Por María del Carmen Alanis
Hace unos días el 10% del electorado salió a las urnas, y por otra parte, el Monumento a la Revolución volvió a llenarse de voces y personas dispuestas a defender la democracia. No fuimos a votar, y no por apatía. Nos movilizamos para denunciar una elección judicial diseñada no para garantizar justicia, sino para perpetuar el control político sobre el Poder Judicial. La abstención, en este caso, fue un acto legítimo de resistencia cívica.
Quienes acudimos a esa marcha nacional sabíamos que no era una elección auténtica. Sabíamos que los nombres de las personas juzgadoras ya estaban definidos, que las boletas eran sólo una escenografía para legitimar lo que se decidió desde el poder. Lo supimos cuando vimos los "acordeones" repartidos por operadores políticos, instruyendo a los votantes por quién debían marcar. Lo confirmamos al ver cómo se instalaban mecanismos de coacción, intimidación y presión desde partidos y estructuras gubernamentales.
La elección judicial del 1 de junio no fue un ejercicio de soberanía popular, fue una parodia democrática.
México ha recorrido un largo camino para construir instituciones electorales sólidas, confiables y profesionales. Hemos peleado durante décadas por un voto libre, secreto e informado. Sabemos lo que implica organizar elecciones limpias, y también sabemos cuándo los procesos pierden legitimidad. Esta elección judicial violó cada uno de los principios de integridad electoral: no hubo equidad, no hubo transparencia, y sobre todo, no hubo libertad para elegir.
Recordé, en ese momento, los años de lucha por nuestra transición democrática. Aquel México de partido único, donde las elecciones no ofrecían incertidumbre, sino certidumbre del triunfo oficialista. Por eso duele tanto ver cómo se desmantelan -uno a uno- los contrapesos que sostienen nuestra frágil democracia. Y cómo se intenta disfrazar ese desmontaje con consultas populares vacías o votaciones masivas sin contenido real.

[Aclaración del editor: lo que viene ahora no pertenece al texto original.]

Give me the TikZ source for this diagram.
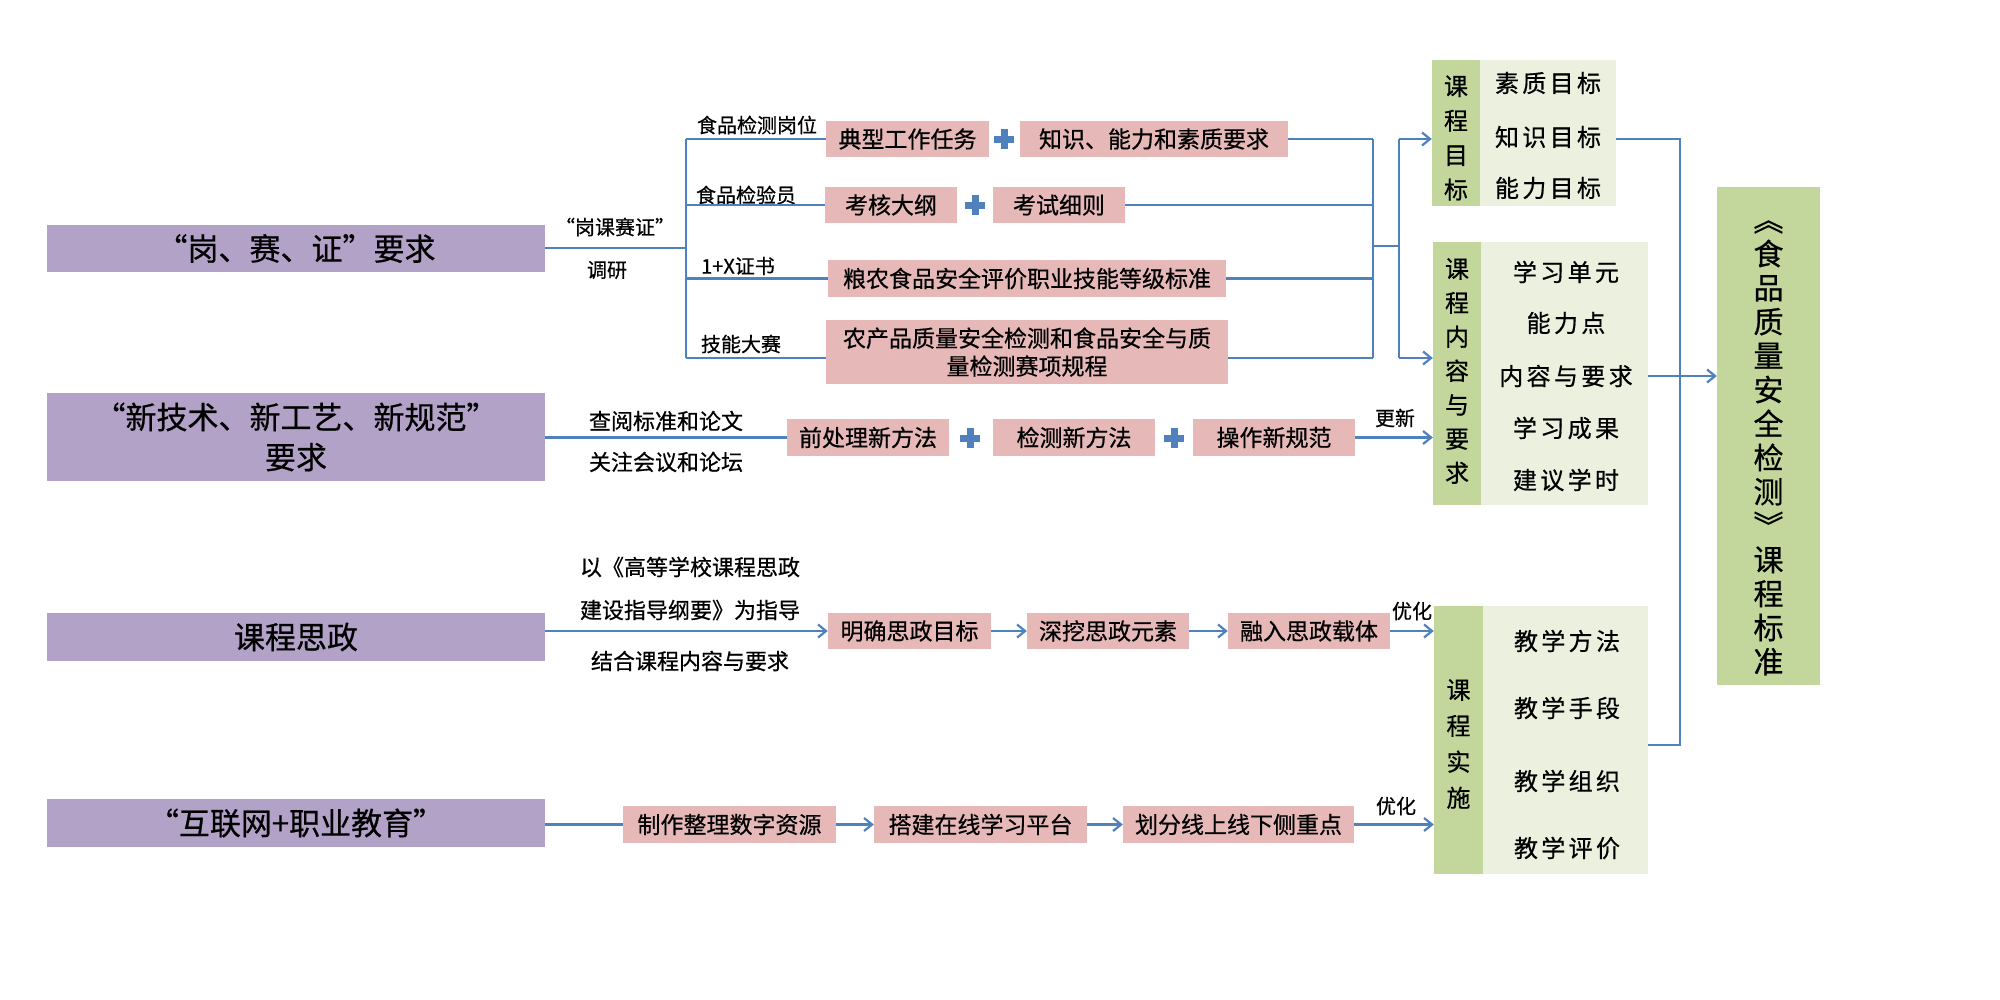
\documentclass[tikz,border=0pt]{standalone}
\usepackage{fontspec}
\usepackage{graphicx}
\newfontfamily\cjk[FakeBold=0.6]{Noto Sans CJK SC}
\newfontfamily\cjkls[LetterSpace=14,FakeBold=0.6]{Noto Sans CJK SC}
\usetikzlibrary{arrows.meta}
\definecolor{purplec}{HTML}{B3A2C7}
\definecolor{pinkc}{HTML}{E6B9B8}
\definecolor{greenc}{HTML}{C3D69B}
\definecolor{lightg}{HTML}{EBF1DE}
\definecolor{lineblue}{HTML}{4F81BD}
\begin{document}
\begin{tikzpicture}[x=1pt,y=-1pt,
 pur/.style={fill=purplec, inner sep=0pt, align=center, minimum width=498pt, font=\cjk\fontsize{31}{40}\selectfont},
 pbox/.style={fill=pinkc, inner sep=0pt, align=center, minimum height=36pt, font=\cjk\fontsize{23}{28}\selectfont},
 gcol/.style={fill=greenc, inner sep=0pt, minimum width=48pt},
 lcol/.style={fill=lightg, inner sep=0pt},
 vtxt/.style={inner sep=0pt, align=center},
 item/.style={font=\cjkls\fontsize{24}{28}\selectfont, inner sep=0pt},
 lab/.style={font=\cjk\fontsize{20}{24}\selectfont, inner sep=0pt},
 labb/.style={font=\cjk\fontsize{22}{26}\selectfont, inner sep=0pt},
 conn/.style={draw=lineblue, line width=2.2pt},
 arr/.style={conn, -{Straight Barb[length=8pt,width=13pt]}},
 pluspic/.pic={\fill[lineblue] (-10,-3.5) rectangle (10,3.5); \fill[lineblue] (-3.5,-10) rectangle (3.5,10);}
]
\fill[white] (0,0) rectangle (2000,999);
\useasboundingbox (0,0) rectangle (2000,999);

% left boxes
\node[pur, minimum height=47pt] (B1) at (296,248.5) {“岗、赛、证”要求};
\node[pur, minimum height=88pt] (B2) at (296,437) {“新技术、新工艺、新规范”\\要求};
\node[pur, minimum height=48pt] (B3) at (296,637) {课程思政};
\node[pur, minimum height=48pt] (B4) at (296,823) {“互联网+职业教育”};

% row 1
\node[lab] (la) at (615,227) {“岗课赛证”};
\node[lab] (lb) at (607,270) {调研};
\node[lab] (l1) at (757,125) {食品检测岗位};
\node[lab] (l2) at (746,195) {食品检验员};
\node[lab] (l3) at (738,266) {1+X证书};
\node[lab] (l4) at (741,344) {技能大赛};

\node[pbox, minimum width=163pt] (T1) at (907.5,139) {典型工作任务};
\node[pbox, minimum width=268pt] (T2) at (1154,139) {知识、能力和素质要求};
\pic at (1004,139) {pluspic};
\node[pbox, minimum width=132pt] (K1) at (891,205) {考核大纲};
\node[pbox, minimum width=132pt] (K2) at (1059,205) {考试细则};
\pic at (975,205) {pluspic};
\node[pbox, minimum width=398pt, minimum height=37pt] (L1) at (1027,278.5) {粮农食品安全评价职业技能等级标准};
\node[pbox, minimum width=402pt, minimum height=64pt] (N1) at (1027,352) {农产品质量安全检测和食品安全与质\\量检测赛项规程};

\coordinate (J0) at (686,248);
\coordinate (Jt) at (686,139);
\coordinate (Jb) at (686,358);
\draw[conn] (B1.east |- J0) -- (J0);
\draw[conn] (Jt) -- (Jb);
\draw[conn] (Jt) -- (T1.west);
\draw[conn] (K1.west -| Jt) -- (K1.west);
\draw[conn] (L1.west -| Jt) -- (L1.west);
\draw[conn] (Jb) -- (Jb -| N1.west);

% right bracket
\coordinate (Rt) at (1373,139);
\coordinate (Rb) at (1373,358);
\coordinate (Rm) at (1373,246);
\coordinate (Qm) at (1399,246);
\coordinate (Qt) at (1399,139);
\coordinate (Qb) at (1399,358);
\draw[conn] (T2.east) -- (Rt);
\draw[conn] (K2.east) -- (K2.east -| Rt);
\draw[conn] (L1.east) -- (L1.east -| Rt);
\draw[conn] (N1.east |- Rb) -- (Rb);
\draw[conn] (Rt) -- (Rb);
\draw[conn] (Rm) -- (Qm);
\draw[conn] (Qt) -- (Qb);

% course goal block
\node[gcol, minimum height=146pt] (G1) at (1456,133) {};
\node[vtxt, font=\cjk\fontsize{24}{34.5}\selectfont] (G1t) at (1456,138) {课\\程\\目\\标};
\node[lcol, minimum width=136pt, minimum height=146pt] (GL1) at (1548,133) {};
\node[item] (g11) at (1548,83) {素质目标};
\node[item] (g12) at (1548,137) {知识目标};
\node[item] (g13) at (1548,188) {能力目标};

% course content block
\node[gcol, minimum height=263pt] (G2) at (1457,373.5) {};
\node[vtxt, font=\cjk\fontsize{24}{34}\selectfont] (G2t) at (1457,371) {课\\程\\内\\容\\与\\要\\求};
\node[lcol, minimum width=167pt, minimum height=263pt] (GL2) at (1564.5,373.5) {};
\node[item] (g21) at (1566,272) {学习单元};
\node[item] (g22) at (1566,323) {能力点};
\node[item] (g23) at (1566,376) {内容与要求};
\node[item] (g24) at (1566,428) {学习成果};
\node[item] (g25) at (1566,480) {建议学时};

% course implementation block
\node[gcol, minimum width=49pt, minimum height=268pt] (G3) at (1458.5,740) {};
\node[vtxt, font=\cjk\fontsize{24}{36}\selectfont] (G3t) at (1458.5,744) {课\\程\\实\\施};
\node[lcol, minimum width=165pt, minimum height=268pt] (GL3) at (1565.5,740) {};
\node[item] (g31) at (1567,641) {教学方法};
\node[item] (g32) at (1567,708) {教学手段};
\node[item] (g33) at (1567,781) {教学组织};
\node[item] (g34) at (1567,848) {教学评价};

% standard box
\node[fill=greenc, inner sep=0pt, minimum width=103pt, minimum height=498pt] (S) at (1768.5,436) {};
\node[vtxt, font=\cjk\fontsize{30}{34}\selectfont] (St) at (1768.5,440) {\rotatebox[origin=c]{-90}{《}\\食\\品\\质\\量\\安\\全\\检\\测\\\rotatebox[origin=c]{-90}{》}\\课\\程\\标\\准};

\draw[arr] (Qt) -- (Qt -| G1.west);
\draw[arr] (Qb) -- (Qb -| G2.west);

% row 2
\node[labb] (m1) at (666,421) {查阅标准和论文};
\node[labb] (m2) at (666,462) {关注会议和论坛};
\node[pbox, minimum width=162pt, minimum height=37pt] (P1) at (868,437.5) {前处理新方法};
\node[pbox, minimum width=162pt, minimum height=37pt] (P2) at (1074,437.5) {检测新方法};
\node[pbox, minimum width=162pt, minimum height=37pt] (P3) at (1274,437.5) {操作新规范};
\pic at (970,438) {pluspic};
\pic at (1174,438) {pluspic};
\node[lab] (u1) at (1395,418) {更新};
\draw[conn] (B2.east |- P1) -- (P1.west);
\draw[arr] (P3.east) -- (P3.east -| G2.west);

% row 3
\node[labb] (s1) at (690,567) {以《高等学校课程思政};
\node[labb] (s2) at (690,610) {建设指导纲要》为指导};
\node[labb] (s3) at (690,661) {结合课程内容与要求};
\node[pbox, minimum width=163pt] (M1) at (909.5,631) {明确思政目标};
\node[pbox, minimum width=162pt] (M2) at (1108,631) {深挖思政元素};
\node[pbox, minimum width=162pt] (M3) at (1309,631) {融入思政载体};
\node[lab] (u2) at (1412,611) {优化};
\draw[arr] (B3.east |- M1) -- (M1.west);
\draw[arr] (M1.east) -- (M2.west);
\draw[arr] (M2.east) -- (M3.west);
\draw[arr] (M3.east) -- (M3.east -| G3.west);

% row 4
\node[pbox, minimum width=213pt, minimum height=37pt] (D1) at (729.5,824.5) {制作整理数字资源};
\node[pbox, minimum width=213pt, minimum height=37pt] (D2) at (980.5,824.5) {搭建在线学习平台};
\node[pbox, minimum width=231pt, minimum height=37pt] (D3) at (1238.5,824.5) {划分线上线下侧重点};
\node[lab] (u3) at (1396,806) {优化};
\draw[conn] (B4.east |- D1) -- (D1.west);
\draw[arr] (D1.east) -- (D2.west);
\draw[arr] (D2.east) -- (D3.west);
\draw[arr] (D3.east) -- (D3.east -| G3.west);

% right collector
\coordinate (Vt) at (1680,139);
\coordinate (Vb) at (1680,745);
\draw[conn] (GL1.east |- Vt) -- (Vt) -- (Vb) -- (Vb -| GL3.east);
\draw[arr] (GL2.east |- g23) -- (g23 -| S.west);
\end{tikzpicture}
\end{document}
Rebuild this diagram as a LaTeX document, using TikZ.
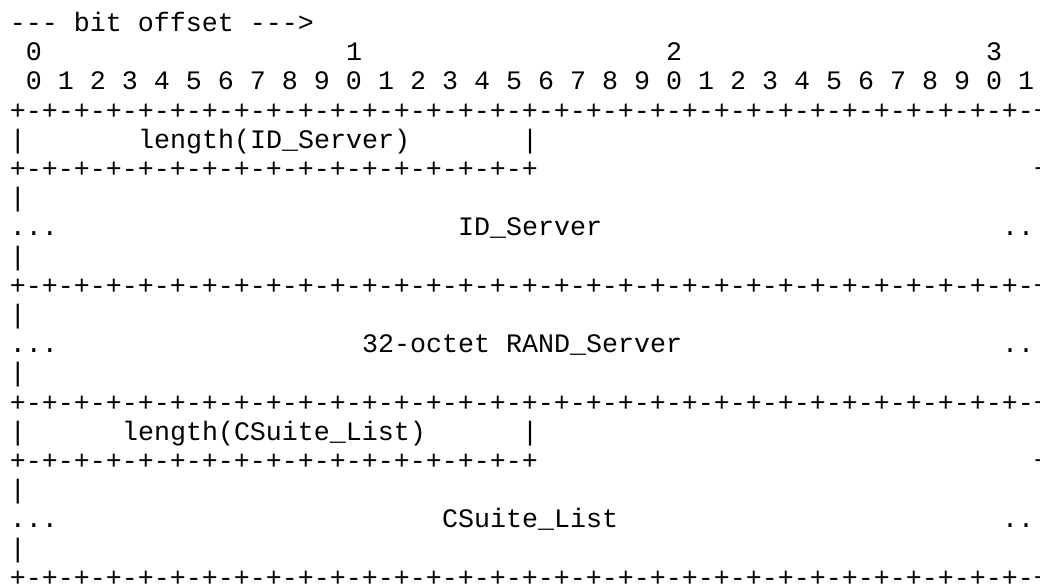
\documentclass[tikz,border=0pt]{standalone}
\usepackage{fontspec}
\setmonofont{Liberation Mono}
\tikzset{
  txt/.style={font=\ttfamily\fontsize{20pt}{22pt}\selectfont, anchor=base west, inner sep=0pt, outer sep=0pt, text=black}
}
\newcommand{\fullsep}{+-+-+-+-+-+-+-+-+-+-+-+-+-+-+-+-+-+-+-+-+-+-+-+-+-+-+-+-+-+-+-+-+}
\newcommand{\halfsep}{+-+-+-+-+-+-+-+-+-+-+-+-+-+-+-+-+}
% \cell{name}{column}{row}{text}
\newcommand{\cell}[4]{\node[txt] (#1) at ({10+16*#2},{31.6+29.2*#3}) {#4};}
\begin{document}
\begin{tikzpicture}[x=0.75pt,y=-0.75pt]
\useasboundingbox (0,0) rectangle (1040,584);
\fill[white] (0,0) rectangle (1040,584);
\clip (0,0) rectangle (1040,584);
% header
\cell{title}{0}{0}{-{}-{}- bit offset -{}-{}->}
\cell{t0}{1}{1}{0}
\cell{t1}{21}{1}{1}
\cell{t2}{41}{1}{2}
\cell{t3}{61}{1}{3}
\cell{bits}{1}{2}{0 1 2 3 4 5 6 7 8 9 0 1 2 3 4 5 6 7 8 9 0 1 2 3 4 5 6 7 8 9 0 1}
\cell{s3}{0}{3}{\fullsep}
% length(ID_Server)
\cell{l4}{0}{4}{|}
\cell{lenid}{8}{4}{length(ID\_Server)}
\cell{m4}{32}{4}{|}
\cell{r4}{64}{4}{|}
\cell{s5}{0}{5}{\halfsep}
\cell{e5}{64}{5}{+}
% ID_Server
\cell{l6}{0}{6}{|}
\cell{r6}{64}{6}{|}
\cell{d7}{0}{7}{...}
\cell{idserver}{28}{7}{ID\_Server}
\cell{e7}{62}{7}{...}
\cell{l8}{0}{8}{|}
\cell{r8}{64}{8}{|}
\cell{s9}{0}{9}{\fullsep}
% RAND_Server
\cell{l10}{0}{10}{|}
\cell{r10}{64}{10}{|}
\cell{d11}{0}{11}{...}
\cell{rand}{22}{11}{32-octet RAND\_Server}
\cell{e11}{62}{11}{...}
\cell{l12}{0}{12}{|}
\cell{r12}{64}{12}{|}
\cell{s13}{0}{13}{\fullsep}
% length(CSuite_List)
\cell{l14}{0}{14}{|}
\cell{lencs}{7}{14}{length(CSuite\_List)}
\cell{m14}{32}{14}{|}
\cell{r14}{64}{14}{|}
\cell{s15}{0}{15}{\halfsep}
\cell{e15}{64}{15}{+}
% CSuite_List
\cell{l16}{0}{16}{|}
\cell{r16}{64}{16}{|}
\cell{d17}{0}{17}{...}
\cell{cslist}{27}{17}{CSuite\_List}
\cell{e17}{62}{17}{...}
\cell{l18}{0}{18}{|}
\cell{r18}{64}{18}{|}
\cell{s19}{0}{19}{\fullsep}
\end{tikzpicture}
\end{document}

El discurso del oficialismo intenta minimizar lo ocurrido. Dicen que quienes no votamos no somos demócratas. Que cuestionar la elección judicial es un delito. Pero la verdadera amenaza a la democracia no está en la crítica, sino en la simulación.
La reforma judicial -aislada, centralista, sin diagnósticos reales y sin respeto a la carrera judicial- no mejorará el acceso a la justicia. Sólo reemplazará a unas personas juzgadoras por otras, no por sus méritos, sino por sus lealtades. Y esas lealtades no estarán con la Constitución, sino con quienes las colocaron ahí.